How the hell can “reproduction” be a forbidden word for titles? I was thinking of having a reproduction made of a painting. Do you think I can ask a question about it? Do I have to substitute “copy” for “reproduction?” How about this: “Is breadmaking related to human copying behavior?” Aaaaaaggghhh.
To answer your question, I do not think that breadmaking is related to sex any more than a banana or a fig are. No more than the Washington Monument or the Capital Dome are. Which is to say that anything that reminds anyone of a phallus or a breast or a vigina or of feeling breasts or wanking something is, in the mind of some human, sexual.
Sex is in the mind of the beholder. The brain is the greatest sex organ. If kneading bread puts you in the mind of the feel of your girl’s breasts, then that’s exactly what it is.
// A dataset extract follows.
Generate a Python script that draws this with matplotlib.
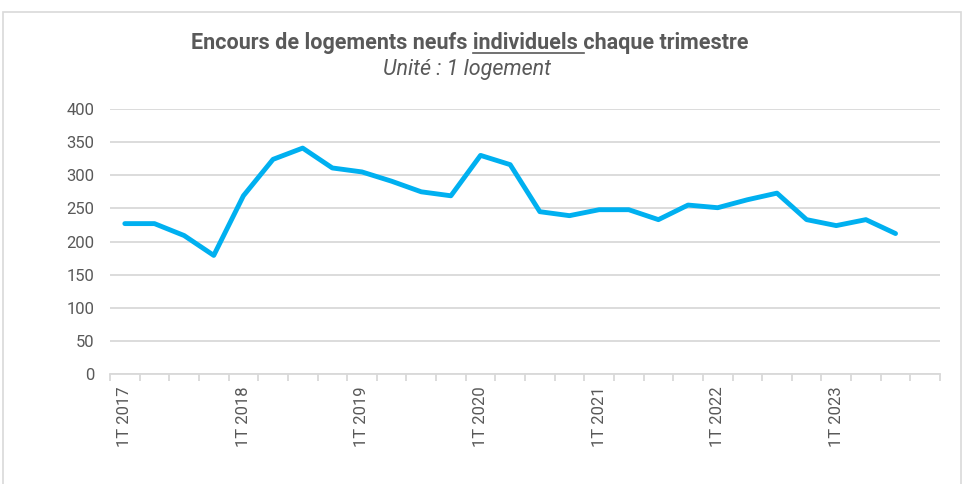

Breadmaking is absolutely linked to sex—in your mind. Probably in a lot of other people’s minds, as well. But breadmaking is not alone in this. I have seen many other activities and actions and images and sculptures that are also related to sex in a similar way. Really, it’s not that big a deal.
Also, baking bread is the next best smelling thing to the natural scent of woman. And they are both incredibly delightful to eat when they’re really hot.
Well bread making is historically tied to the rise of alcohol (beer, specifically), and beer gets you laid, so I’d say yes.
Absolutely. Someone asked the question, what is foreplay? It is a perfect mixture of flour, yeast, water and salt. There is heat in the reaction of the yeast in the touching and pushing and rolling motions of your hands and arms. The perfect motion involves you shifting your weight into your chest and shoulders to massage the warm soft shape of the loaf with just the right touch of your fingers and the mound in the palm of your hand. The bitter taste of the salt is the perfect addition to the warm mixture.
Even the overtones of planting seeds to produce the wheat. Before it is harvested, the grain must be fully ripen. You tie and bind the stalks together and wrap them, keeping the heads high, into a shock. Thrash and winnow. Thrash and winnow. Separate the wheat from the chaff with a gentle breeze.
It all sounds like sex and the circle of life to me.